Cincinnati, Boise State, Liberty And Other Small Conference Teams Need To Follow This Formula

If you listen to some in the media, it is impossible for a team from a non-power conference to make the College Football Playoffs.
That is simply not true and here’s why that is the case.
The College Football Media Bias – ‘Football Powerhouse Envy’
First of all, many of those in the media just need something to gripe about and this one is easy pickings. Secondly, they are most likely went to a non-football power (such as Northwestern) whose school has been and never will be good enough to play for a National Championship.
They have “football powerhouse envy” because their alma mater always gets hammered by the big boys and they can’t stand it.
So whenever they see a Cincinnati, a Boise State, Central Florida or even teams they never previously heard of like Liberty and Coastal Carolina, they jump on those teams’ bandwagons and onto their keyboards.
Non-Power 5 Schools Conferences
The above was really just an explanation why this is even a topic worth covering. The real reason non-Power 5 schools don’t get into the College Football Playoffs is simple: scheduling.
No person with a reasonable football mind – and one would hope that includes people on the playoff committee – would put in a school that plays a second-tier schedule. That’s not the teams’ fault, it’s just that by playing in a league that has the likes of Houston and East Carolina (Cincinnati and Central Florida), Louisiana-Monroe and Arkansas State (Coastal Carolina) doesn’t earn it respect, even if it goes undefeated.
Non-Power 5 Schools Conferences Scheduling
If those teams are serious about challenging for a playoff spot, here’s what they need to do: upgrade their schedules. They need to play Power 5 schools. Good ones. And more than one a season.
In fact, they need to have at least three on their schedule. Win those, and they earn a hard look from the committee.
Cincinnati, for instance, should play Ohio State and Notre Dame every year and mix in a Michigan or Wisconsin.
Boise State needs to play Oklahoma, Nebraska (hey that’s a game it could win) and mix in, say, Texas A&M, USC or Oregon (granted, the Broncos in the past have beaten both OUs, Oklahoma and Oregon).
Liberty, as an independent, made a good attempt this year by scheduling Syracuse and Virginia Tech from the ACC. And won both games. But it needed to play Clemson. Syracuse and Va Tech were a combined 6-16. That won’t win over many voters.

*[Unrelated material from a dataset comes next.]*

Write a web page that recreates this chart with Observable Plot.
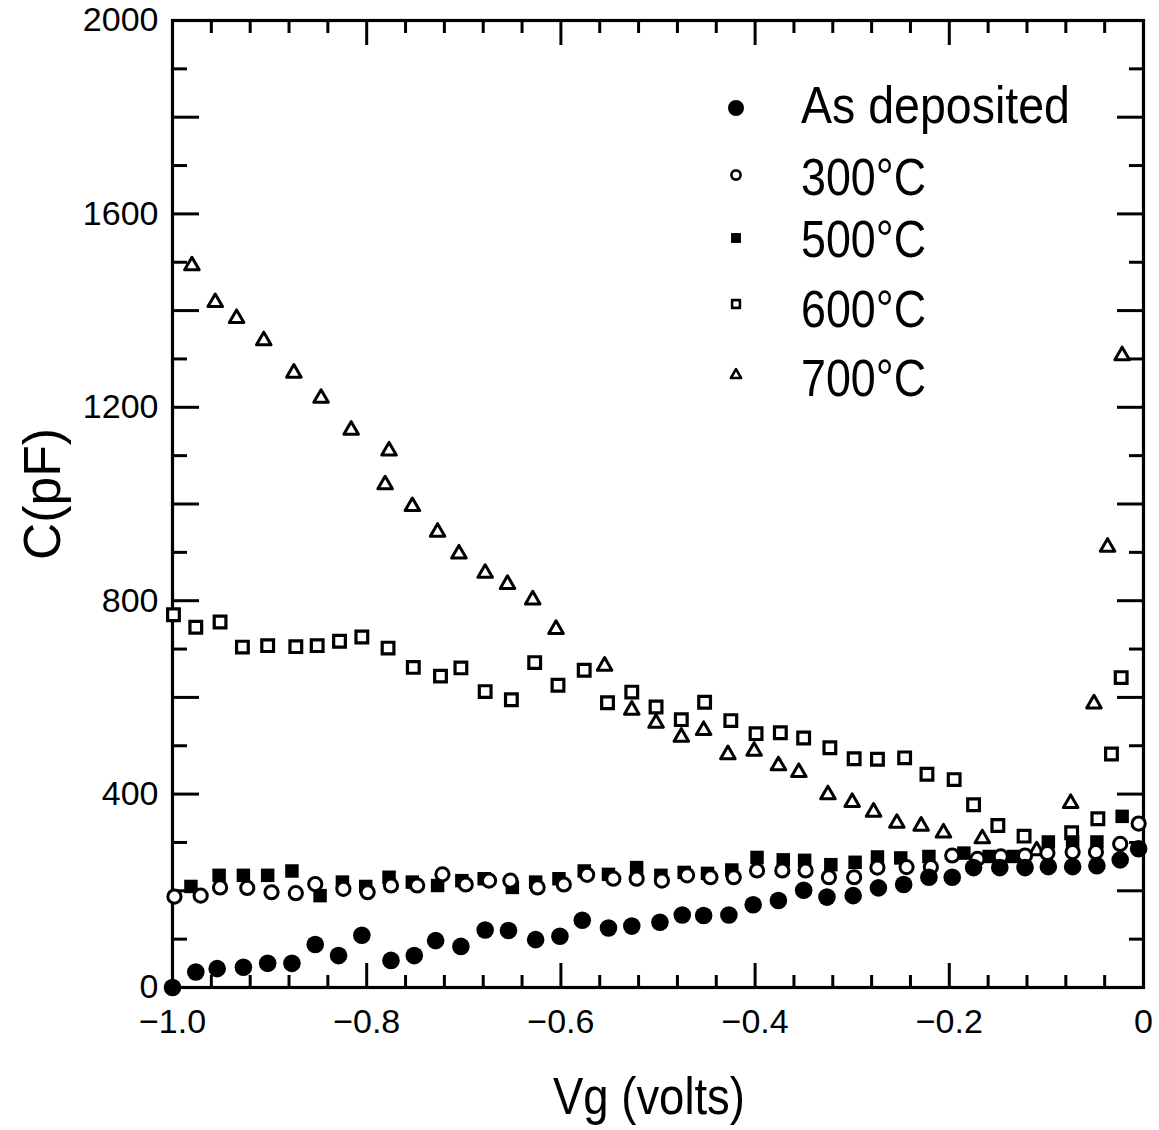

Central Florida, which went undefeated in Scott Frost’s final year, played a schedule that included Florida International, Navy, Austin Peay and Temple. Alabama, the true National Champion, opened with Florida State (which was ranked #3 to open the year and then collapsed after Jameis Winston got injured), LSU, Mississippi State (which finished the season ranked 16th) and Texas A&M.
Bowl Game Wins Don’t Mean Anything
Whenever a second-tier conference team beats a team from the “big boys” league, the pundits go crazy. “See, they belong!,” the proclaim.
Not true. Winning one game when the smaller conference team has the “we have nothing to lose and everything to prove mentally” and the other has the “we’ve got to play Cincinnati!?” mentality, that’s not an even emotional matchup.
That’s why it’s common to see Boise State upsetting Oklahoma, Utah taking down Alabama and Georgia pretty much playing dead against West Virginia, Boise and this year against the Bearcats (although the Bulldogs were awake enough to pull out a narrow win).
Central Florida over Auburn in 2017 is often cited as an example since the Auburn beat both National Championship finalists Alabama and Georgia that year. But there’s a huge difference in facing the Tigers in Jordan-Hare Stadium as a bitter conference rival than playing them in the meaningless Peach Bowl.
Conclusion
So yes, a non-Power 5 team can earn a spot in the College Football Playoffs. It just needs a more impressive resume than beating the likes of SMU and Memphis.